#### Task to carry out
Begin with the first line of the material and write out each line exactly, ending with the line that contains "y_scale = alt.Scale(domain=[0, 50], nice=False)". Pictures are not part of the copy.

↓↓↓

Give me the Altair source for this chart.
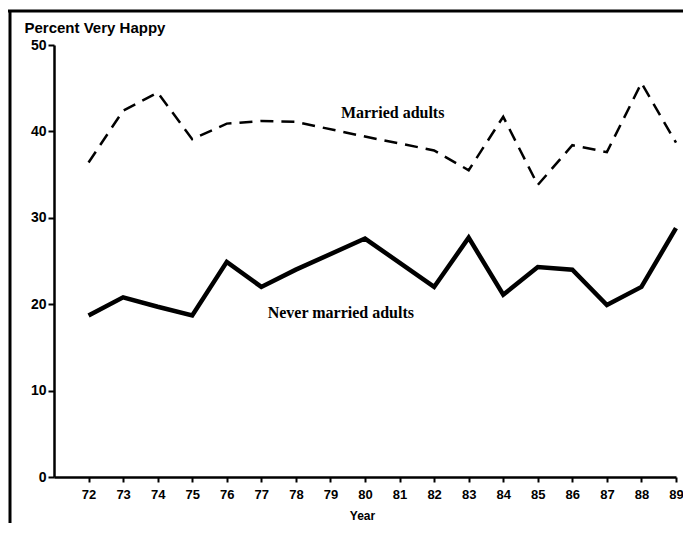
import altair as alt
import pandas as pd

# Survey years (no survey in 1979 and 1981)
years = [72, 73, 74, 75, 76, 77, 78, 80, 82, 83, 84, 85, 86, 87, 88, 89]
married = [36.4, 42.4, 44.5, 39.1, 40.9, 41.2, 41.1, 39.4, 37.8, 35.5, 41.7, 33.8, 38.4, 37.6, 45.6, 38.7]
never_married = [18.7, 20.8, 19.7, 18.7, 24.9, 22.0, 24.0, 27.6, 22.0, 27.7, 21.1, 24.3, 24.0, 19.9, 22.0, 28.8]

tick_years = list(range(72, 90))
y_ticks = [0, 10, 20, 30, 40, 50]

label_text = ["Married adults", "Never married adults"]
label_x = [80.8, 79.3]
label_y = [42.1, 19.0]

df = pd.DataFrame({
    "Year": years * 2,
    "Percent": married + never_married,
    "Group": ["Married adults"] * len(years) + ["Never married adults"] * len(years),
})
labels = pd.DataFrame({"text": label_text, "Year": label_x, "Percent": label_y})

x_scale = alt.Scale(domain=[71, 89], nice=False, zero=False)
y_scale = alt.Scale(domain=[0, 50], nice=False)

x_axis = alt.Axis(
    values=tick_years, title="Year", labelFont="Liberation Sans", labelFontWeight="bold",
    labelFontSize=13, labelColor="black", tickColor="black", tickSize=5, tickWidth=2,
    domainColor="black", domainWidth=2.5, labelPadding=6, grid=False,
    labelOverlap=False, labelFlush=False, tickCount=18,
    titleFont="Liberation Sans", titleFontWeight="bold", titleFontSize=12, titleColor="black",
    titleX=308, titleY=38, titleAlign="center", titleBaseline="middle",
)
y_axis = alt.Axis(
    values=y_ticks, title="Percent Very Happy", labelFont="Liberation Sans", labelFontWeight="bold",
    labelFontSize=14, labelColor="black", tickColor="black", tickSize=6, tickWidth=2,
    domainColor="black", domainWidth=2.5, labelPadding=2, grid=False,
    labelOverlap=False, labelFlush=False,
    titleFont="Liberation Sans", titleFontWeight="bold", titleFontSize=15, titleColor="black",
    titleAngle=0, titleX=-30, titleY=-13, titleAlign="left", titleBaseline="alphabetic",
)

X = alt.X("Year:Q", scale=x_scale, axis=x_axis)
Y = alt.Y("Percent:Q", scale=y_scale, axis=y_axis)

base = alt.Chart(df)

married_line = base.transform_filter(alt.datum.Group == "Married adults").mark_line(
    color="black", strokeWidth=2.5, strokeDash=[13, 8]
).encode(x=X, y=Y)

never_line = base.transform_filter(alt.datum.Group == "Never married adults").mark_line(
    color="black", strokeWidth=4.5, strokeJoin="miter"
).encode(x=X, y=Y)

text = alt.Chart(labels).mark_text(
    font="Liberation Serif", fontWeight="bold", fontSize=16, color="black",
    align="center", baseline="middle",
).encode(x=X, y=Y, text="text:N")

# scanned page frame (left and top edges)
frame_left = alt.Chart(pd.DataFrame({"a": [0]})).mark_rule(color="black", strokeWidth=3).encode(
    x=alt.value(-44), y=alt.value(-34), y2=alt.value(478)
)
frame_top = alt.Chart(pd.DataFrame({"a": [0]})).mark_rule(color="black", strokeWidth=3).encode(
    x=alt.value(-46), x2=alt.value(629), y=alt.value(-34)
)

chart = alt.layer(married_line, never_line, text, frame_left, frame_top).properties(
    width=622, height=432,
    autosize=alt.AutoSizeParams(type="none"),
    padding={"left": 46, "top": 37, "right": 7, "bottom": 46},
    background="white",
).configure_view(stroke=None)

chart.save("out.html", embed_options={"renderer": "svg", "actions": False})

↑↑↑

#### Response to the exercise
Give me the Altair source for this chart.
import altair as alt
import pandas as pd

# Survey years (no survey in 1979 and 1981)
years = [72, 73, 74, 75, 76, 77, 78, 80, 82, 83, 84, 85, 86, 87, 88, 89]
married = [36.4, 42.4, 44.5, 39.1, 40.9, 41.2, 41.1, 39.4, 37.8, 35.5, 41.7, 33.8, 38.4, 37.6, 45.6, 38.7]
never_married = [18.7, 20.8, 19.7, 18.7, 24.9, 22.0, 24.0, 27.6, 22.0, 27.7, 21.1, 24.3, 24.0, 19.9, 22.0, 28.8]

tick_years = list(range(72, 90))
y_ticks = [0, 10, 20, 30, 40, 50]

label_text = ["Married adults", "Never married adults"]
label_x = [80.8, 79.3]
label_y = [42.1, 19.0]

df = pd.DataFrame({
    "Year": years * 2,
    "Percent": married + never_married,
    "Group": ["Married adults"] * len(years) + ["Never married adults"] * len(years),
})
labels = pd.DataFrame({"text": label_text, "Year": label_x, "Percent": label_y})

x_scale = alt.Scale(domain=[71, 89], nice=False, zero=False)
y_scale = alt.Scale(domain=[0, 50], nice=False)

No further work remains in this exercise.